A few months ago, [Adam] was building a controller system for a small hydroponic system he had set up in his basement. Since then, the Hackaday Prize was announced, and given the theme – saving the world one plant at a time – he’s renvisioning his garden control and monitoring system as a Hackaday Prize entry.

While the mechanical and green part of the build is exactly what you would expect from something designed from hardware store parts, the electronics are rather interesting. All the plants in either a hydroponic or dirt-based setup will have their moisture level and PH monitored by a a set of electronics that push data up to the cloud.

The current hardware setup includes a DyIO, a very cool dev platform with 24 digital I/Os and 24 servo outputs, a Raspberry Pi, and a few module boards loaded up with ARM microcontrollers and an ESP8266. [Adam] is hitting all the hardware on this build.
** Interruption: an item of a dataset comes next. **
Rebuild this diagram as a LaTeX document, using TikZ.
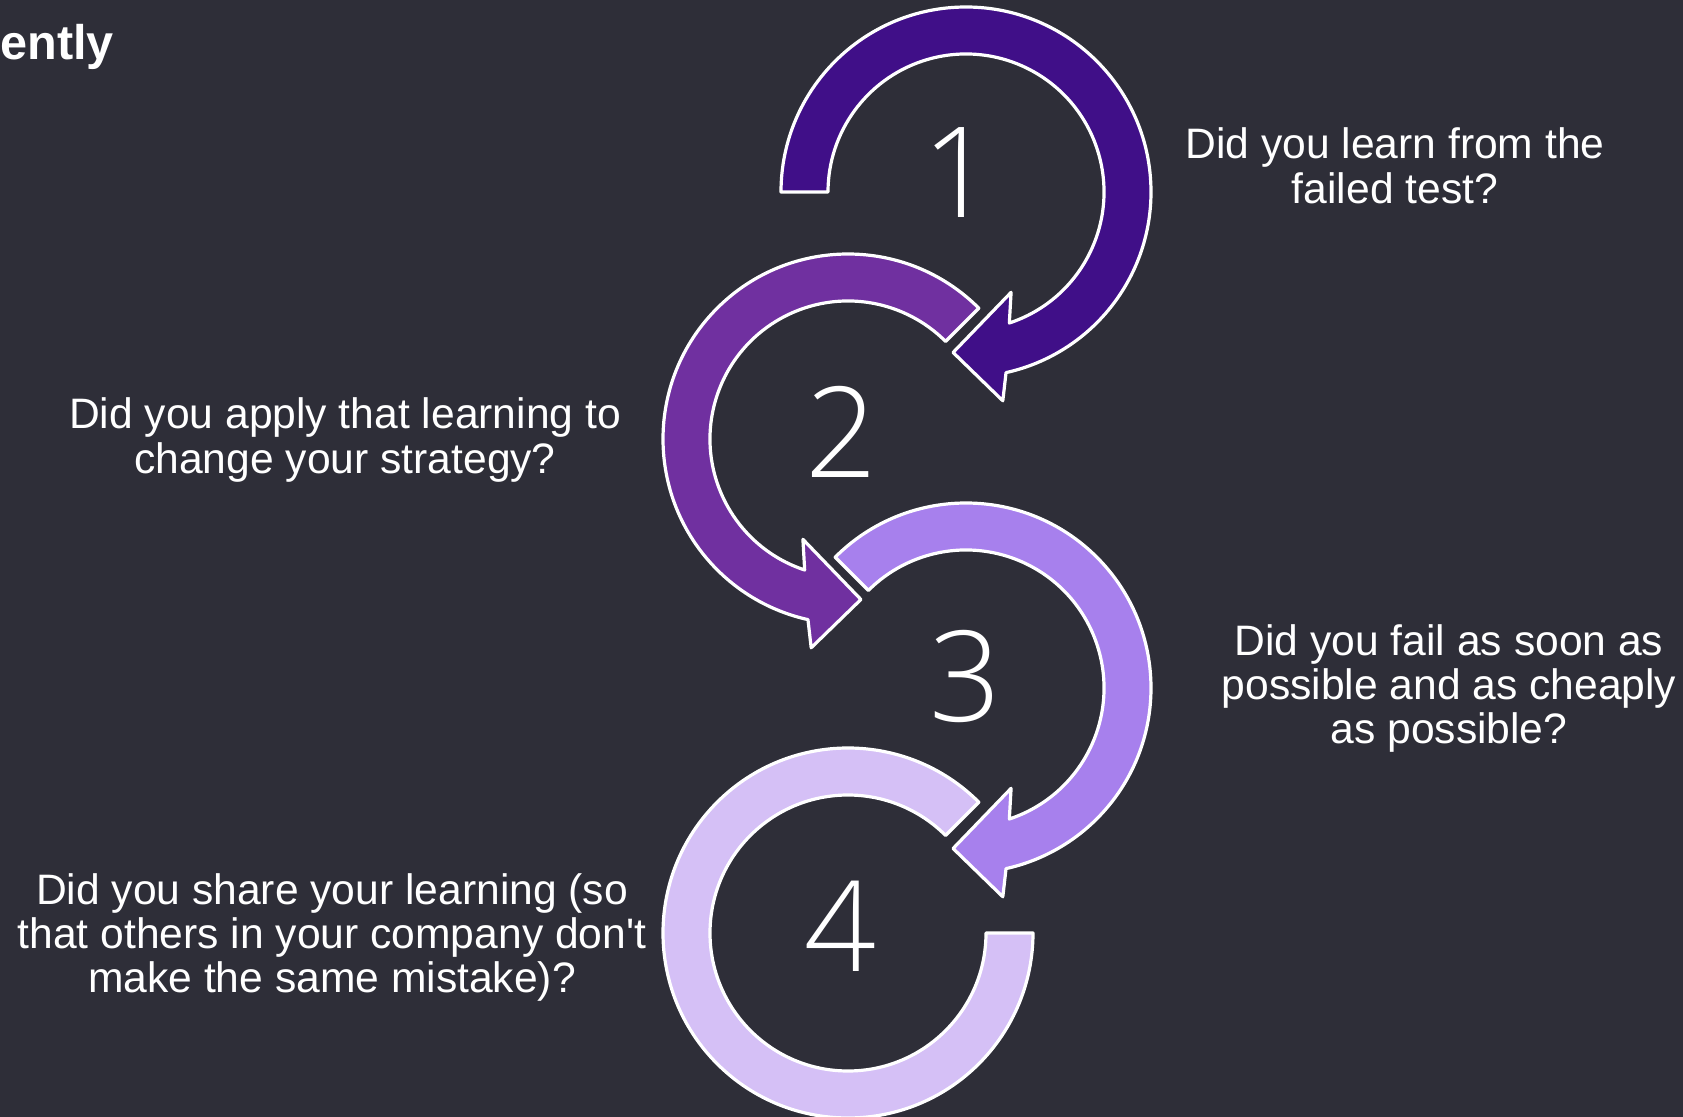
\documentclass[tikz,border=0pt]{standalone}
\usepackage{fontspec}
\setmainfont{Liberation Sans}
% same face without TeX ligature mapping, for a straight apostrophe
\newfontfamily\plainsans{Liberation Sans}
\IfFontExistsTF{Open Sans Light}
  {\newfontfamily\digitfont{Open Sans Light}}
  {\newfontfamily\digitfont{Open Sans}}

\definecolor{bgdark}{RGB}{46,46,56}
\definecolor{stepone}{RGB}{64,15,136}
\definecolor{steptwo}{RGB}{112,48,160}
\definecolor{stepthree}{RGB}{167,128,237}
\definecolor{stepfour}{RGB}{213,192,246}

\tikzset{
  band/.style={draw=white, line width=1.6pt, line join=round},
  qtext/.style={text=white, font=\fontsize{21.3}{22}\selectfont, inner sep=0pt, anchor=base},
  stepnum/.style={text=white, font=\digitfont\fontsize{63}{63}\selectfont, inner sep=0pt},
}

\begin{document}
\begin{tikzpicture}[x=0.5pt, y=0.5pt]
  % canvas
  \useasboundingbox (0,0) rectangle (1683,-1117);
  \fill[bgdark] (0,0) rectangle (1683,-1117);
  \clip (0,0) rectangle (1683,-1117);

  % fragment of the slide title
  \node[text=white, font=\bfseries\fontsize{24.3}{25}\selectfont, inner sep=0pt, anchor=base west]
    (title) at (0,-60) {ently};

  % step 1: clockwise arrow, open on the left
  \begin{scope}[shift={(966,-192)}]
    \path[band, fill=stepone]
      (180:185) arc[start angle=180, end angle=-77.5, radius=185]
      -- (-80:212) -- (-94.6:161) -- (-65.8:110) -- (-71.7:138)
      arc[start angle=-71.7, end angle=180, radius=138] -- cycle;
  \end{scope}

  % step 2: counter-clockwise arrow
  \begin{scope}[shift={(848,-439)}, xscale=-1]
    \path[band, fill=steptwo]
      (135:185) arc[start angle=135, end angle=-77.5, radius=185]
      -- (-80:212) -- (-94.6:161) -- (-65.8:110) -- (-71.7:138)
      arc[start angle=-71.7, end angle=135, radius=138] -- cycle;
  \end{scope}

  % step 3: clockwise arrow
  \begin{scope}[shift={(966,-688)}]
    \path[band, fill=stepthree]
      (135:185) arc[start angle=135, end angle=-77.5, radius=185]
      -- (-80:212) -- (-94.6:161) -- (-65.8:110) -- (-71.7:138)
      arc[start angle=-71.7, end angle=135, radius=138] -- cycle;
  \end{scope}

  % step 4: open ring without a head
  \begin{scope}[shift={(848,-933)}]
    \path[band, fill=stepfour]
      (45:185) arc[start angle=45, end angle=360, radius=185]
      -- (0:138) arc[start angle=360, end angle=45, radius=138] -- cycle;
  \end{scope}

  % step numbers
  \node[stepnum] (n1) at (958,-173) {1};
  \node[stepnum] (n2) at (841,-432) {2};
  \node[stepnum] (n3) at (965,-676) {3};
  \node[stepnum] (n4) at (840,-926) {4};

  % questions
  \node[qtext] (q1) at (1395,-159)
    {\begin{tabular}[t]{@{}c@{}}Did you learn from the\\failed test?\end{tabular}};
  \node[qtext] (q2) at (345,-429)
    {\begin{tabular}[t]{@{}c@{}}Did you apply that learning to\\change your strategy?\end{tabular}};
  \node[qtext] (q3) at (1449,-655)
    {\begin{tabular}[t]{@{}c@{}}Did you fail as soon as\\possible and as cheaply\\as possible?\end{tabular}};
  \node[qtext] (q4) at (332,-904)
    {\begin{tabular}[t]{@{}c@{}}Did you share your learning (so\\that others in your company don{\plainsans'}t\\make the same mistake)?\end{tabular}};
\end{tikzpicture}
\end{document}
So far, [Adam] has a few boards sent out to a board fab, including an analog sensor module, a digital sensor module. a WiFi module hub, and a few bits and bobs that make integration into an existing garden or hydroponic setup easier. It’s a great project for this year’s Hackaday Prize, and proof that you don’t need to come up with a new build to submit something.

The 2015 Hackaday Prize is sponsored by:

10 thoughts on “Hackaday Prize Entry: Open Source Hydroponic Monitoring System

  1. Nothing wrong with growing plants in the basement. There is a whole indoor/urban plant growing movement. Often it is small scale and high density. I use mine to grow peppers and lettuce mainly as well as being a great place to start seedlings for the garden.

  2. ” …proof that you don’t need to come up with a new build to submit something.” So… I build networking infrastructure and created the internet. Do I get a free ride to space now?

  3. I have my reservations with the idea that home hydroponics will save the world.
    It would be interesting to calculate the energy cost and CO2 footprint associated with growing hydroponic food and compare with shop bought produce.
    I do like this project, it could be used to optimise conditions for differing plants.

  4. I’m impressed. I’d like to use such a thing to say I have 3 different climates, Alpine, Tropic and Desert.

    The biggest and most valuable aspect isn’t the “green gold” that most people assume.

    It’s actually protecting and propagating endangered plant species.